Preheat the oven to 374°F.

Step 2

Melt the butter in a pot and set it aside for now.

Step 3

In a small bowl, whisk together the eggs, sugar, vanilla sugar, melted butter, and yogurt.

Step 4

Mix the sifted flour with baking soda or baking powder. Gradually add it to the egg mixture, stirring thoroughly (I use a mixer for this). You may need slightly less or more flour. The batter should be the consistency of thick sour cream.

Step 5

In a greased muffin tin (I didn't grease anything, but simply placed paper liners into the metal muffin tin), spoon 1 tablespoon of batter into each cup.

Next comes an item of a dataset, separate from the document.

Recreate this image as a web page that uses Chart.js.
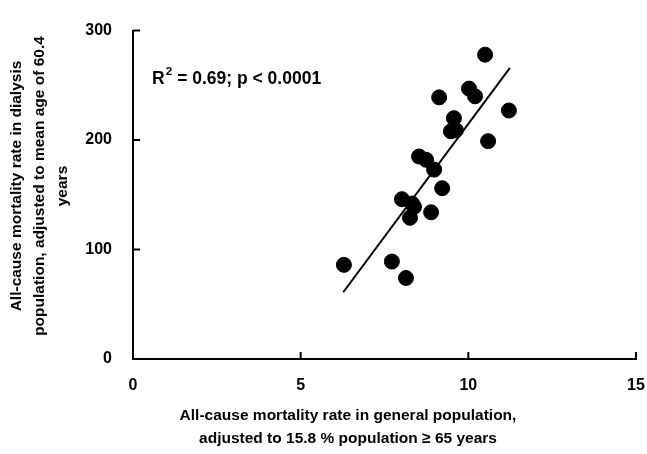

Then, add 1 teaspoon of jam in the center of each cup and top with the remaining batter.

Step 6

Bake in a preheated oven for about 20 minutes, until the muffins turn a uniform dark golden color. You can also check for doneness with a toothpick.

Step 7

When the cupcakes are ready, remove them from the oven and let them cool in the molds for 5 minutes. Then, take them out and allow them to cool further on a wire rack. Before serving, dust with powdered sugar.